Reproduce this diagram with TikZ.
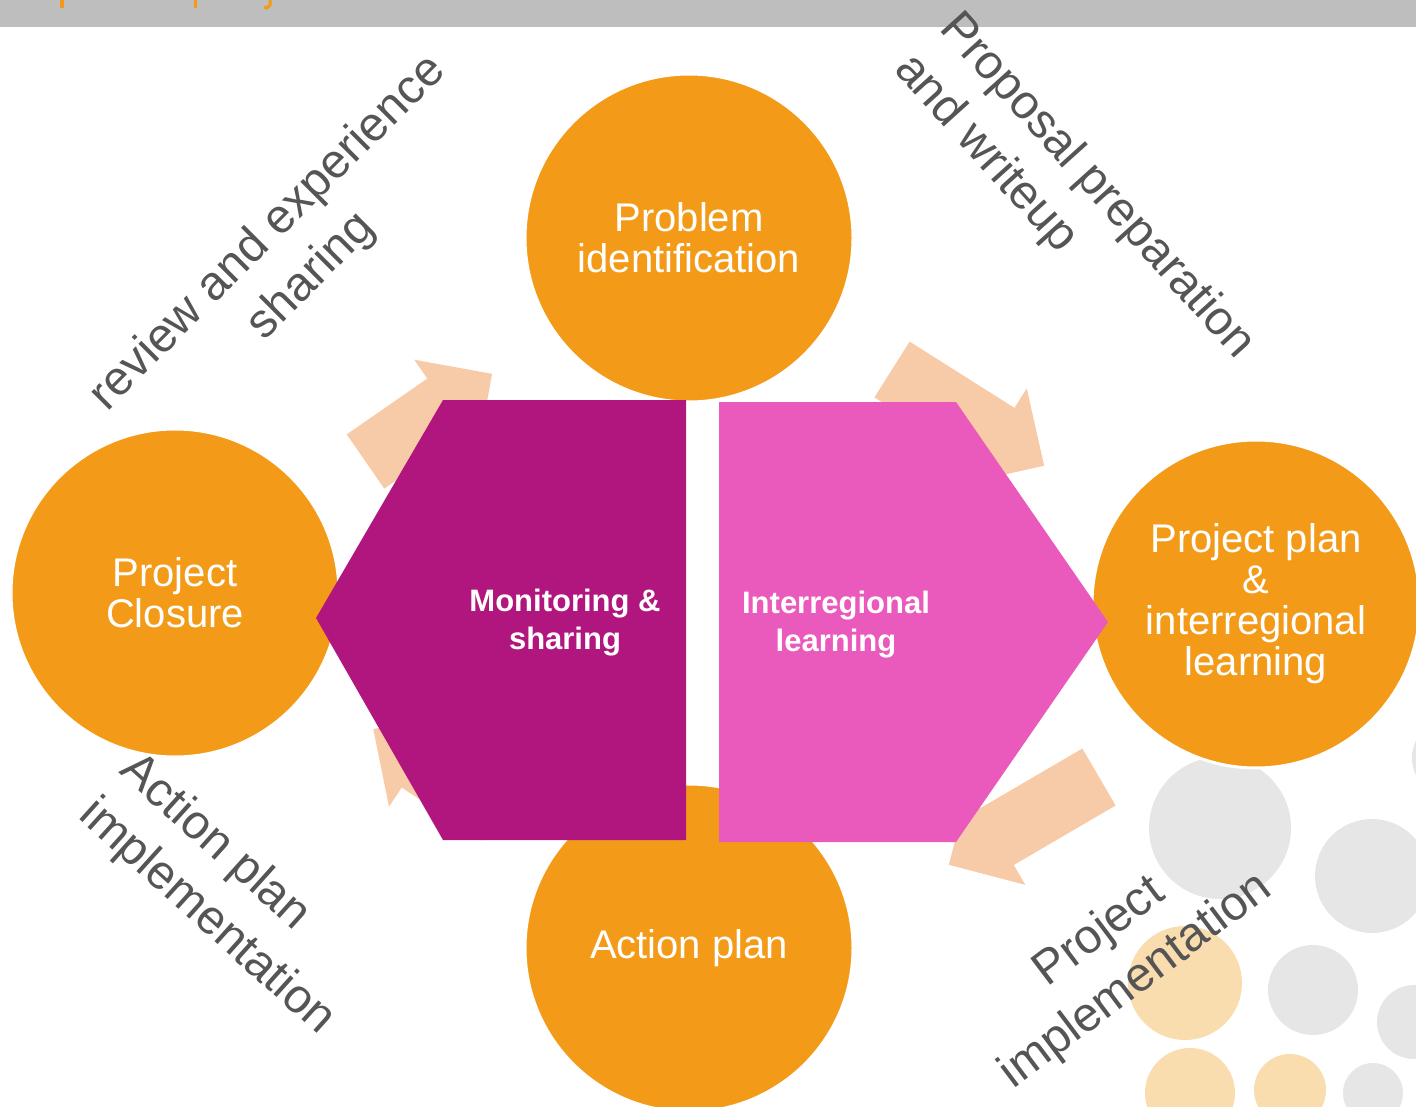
\documentclass[tikz,border=0pt]{standalone}
\usepackage{fontspec}
\setmainfont{Liberation Sans}

\definecolor{stageorange}{RGB}{243,155,24}
\definecolor{monmagenta}{RGB}{177,22,126}
\definecolor{learnpink}{RGB}{234,90,188}
\definecolor{arrowpeach}{RGB}{248,203,168}
\definecolor{bandgray}{RGB}{190,190,190}
\definecolor{labelgray}{RGB}{85,85,85}
\definecolor{dotgray}{RGB}{230,230,230}
\definecolor{dotorange}{RGB}{250,221,174}

% block arrow: #1 tail middle, #2 angle, #3 length
\newcommand{\cyclearrow}[3]{%
\begin{scope}[shift={#1}, rotate=#2]
\fill[arrowpeach] (0,-33) -- ({#3-56},-33) -- ({#3-56},-56) -- (#3,0) -- ({#3-56},56) -- ({#3-56},33) -- (0,33) -- cycle;
\end{scope}}

\begin{document}
\begin{tikzpicture}[x=1pt, y=-1pt,
  stage/.style={circle, fill=stageorange, draw=white, line width=3pt, minimum size=328pt,
    inner sep=0pt, text=white, align=center, font=\fontsize{40}{41}\selectfont},
  hextext/.style={text=white, align=center, font=\fontsize{31}{38}\selectfont\bfseries},
  phase/.style={text=labelgray, font=\fontsize{48}{61}\selectfont}]
\useasboundingbox (0,0) rectangle (1416,1107);
\clip (0,0) rectangle (1416,1107);

% title band
\fill[bandgray] (0,0) rectangle (1416,27);
\fill[stageorange] (60,0) rectangle (64,8);
\fill[stageorange] (194,0) rectangle (197,8);
\draw[stageorange, line width=3pt] (270,0) -- (270,5) -- (267,8) -- (264,7);

% background dots
\fill[dotgray] (1220,828) circle (71);
\fill[dotgray] (1372,876) circle (57);
\fill[dotgray] (1313,990) circle (45);
\fill[dotgray] (1414,1022) circle (37);
\fill[dotgray] (1373,1093) circle (30);
\fill[dotgray] (1452,758) circle (40);
\fill[dotorange] (1185,983) circle (57);
\fill[dotorange] (1190,1093) circle (45);
\fill[dotorange] (1290,1090) circle (36);

% arrows between stages
\cyclearrow{(365.5,461.5)}{34.7}{154}
\cyclearrow{(892,369.5)}{-32.3}{180}
\cyclearrow{(1099,777)}{210.3}{174}
\cyclearrow{(500,813)}{146.5}{152}

% stages
\node[stage] (problem) at (689,238) {Problem\\identification};
\node[stage] (closure) at (175,593) {Project\\Closure};
\node[stage] (plan) at (1256,604) {Project plan\\\&\\interregional\\learning};
\node[stage] (action) at (689,948) {Action plan};

% centre hexagon halves
\fill[monmagenta] (443,400) -- (686,400) -- (686,840) -- (443,840) -- (316,618) -- cycle;
\fill[learnpink] (719,402) -- (956,402) -- (1108,622) -- (956,842) -- (719,842) -- cycle;
\node[hextext] (monitor) at (565,623) {Monitoring \&\\sharing};
\node[hextext] (learn) at (836,625) {Interregional\\learning};

% phase labels
\node[phase, rotate=45, align=center] (review) at (290,255) {review and experience\\sharing};
\node[phase, rotate=-48, align=left] (proposal) at (1074,207) {Proposal preparation\\and writeup};
\node[phase, rotate=-42, align=left] (actimpl) at (227,895) {Action plan\\implementation};
\node[phase, rotate=37, align=center] (projimpl) at (1118,957) {Project\\implementation};
\end{tikzpicture}
\end{document}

- - -

> Given exercise
Reproduce the listing above exactly, excluding all pictures.

> The response
Reproduce this diagram with TikZ.
\documentclass[tikz,border=0pt]{standalone}
\usepackage{fontspec}
\setmainfont{Liberation Sans}

\definecolor{stageorange}{RGB}{243,155,24}
\definecolor{monmagenta}{RGB}{177,22,126}
\definecolor{learnpink}{RGB}{234,90,188}
\definecolor{arrowpeach}{RGB}{248,203,168}
\definecolor{bandgray}{RGB}{190,190,190}
\definecolor{labelgray}{RGB}{85,85,85}
\definecolor{dotgray}{RGB}{230,230,230}
\definecolor{dotorange}{RGB}{250,221,174}

% block arrow: #1 tail middle, #2 angle, #3 length
\newcommand{\cyclearrow}[3]{%
\begin{scope}[shift={#1}, rotate=#2]
\fill[arrowpeach] (0,-33) -- ({#3-56},-33) -- ({#3-56},-56) -- (#3,0) -- ({#3-56},56) -- ({#3-56},33) -- (0,33) -- cycle;
\end{scope}}

\begin{document}
\begin{tikzpicture}[x=1pt, y=-1pt,
  stage/.style={circle, fill=stageorange, draw=white, line width=3pt, minimum size=328pt,
    inner sep=0pt, text=white, align=center, font=\fontsize{40}{41}\selectfont},
  hextext/.style={text=white, align=center, font=\fontsize{31}{38}\selectfont\bfseries},
  phase/.style={text=labelgray, font=\fontsize{48}{61}\selectfont}]
\useasboundingbox (0,0) rectangle (1416,1107);
\clip (0,0) rectangle (1416,1107);

% title band
\fill[bandgray] (0,0) rectangle (1416,27);
\fill[stageorange] (60,0) rectangle (64,8);
\fill[stageorange] (194,0) rectangle (197,8);
\draw[stageorange, line width=3pt] (270,0) -- (270,5) -- (267,8) -- (264,7);

% background dots
\fill[dotgray] (1220,828) circle (71);
\fill[dotgray] (1372,876) circle (57);
\fill[dotgray] (1313,990) circle (45);
\fill[dotgray] (1414,1022) circle (37);
\fill[dotgray] (1373,1093) circle (30);
\fill[dotgray] (1452,758) circle (40);
\fill[dotorange] (1185,983) circle (57);
\fill[dotorange] (1190,1093) circle (45);
\fill[dotorange] (1290,1090) circle (36);

% arrows between stages
\cyclearrow{(365.5,461.5)}{34.7}{154}
\cyclearrow{(892,369.5)}{-32.3}{180}
\cyclearrow{(1099,777)}{210.3}{174}
\cyclearrow{(500,813)}{146.5}{152}

% stages
\node[stage] (problem) at (689,238) {Problem\\identification};
\node[stage] (closure) at (175,593) {Project\\Closure};
\node[stage] (plan) at (1256,604) {Project plan\\\&\\interregional\\learning};
\node[stage] (action) at (689,948) {Action plan};

% centre hexagon halves
\fill[monmagenta] (443,400) -- (686,400) -- (686,840) -- (443,840) -- (316,618) -- cycle;
\fill[learnpink] (719,402) -- (956,402) -- (1108,622) -- (956,842) -- (719,842) -- cycle;
\node[hextext] (monitor) at (565,623) {Monitoring \&\\sharing};
\node[hextext] (learn) at (836,625) {Interregional\\learning};

% phase labels
\node[phase, rotate=45, align=center] (review) at (290,255) {review and experience\\sharing};
\node[phase, rotate=-48, align=left] (proposal) at (1074,207) {Proposal preparation\\and writeup};
\node[phase, rotate=-42, align=left] (actimpl) at (227,895) {Action plan\\implementation};
\node[phase, rotate=37, align=center] (projimpl) at (1118,957) {Project\\implementation};
\end{tikzpicture}
\end{document}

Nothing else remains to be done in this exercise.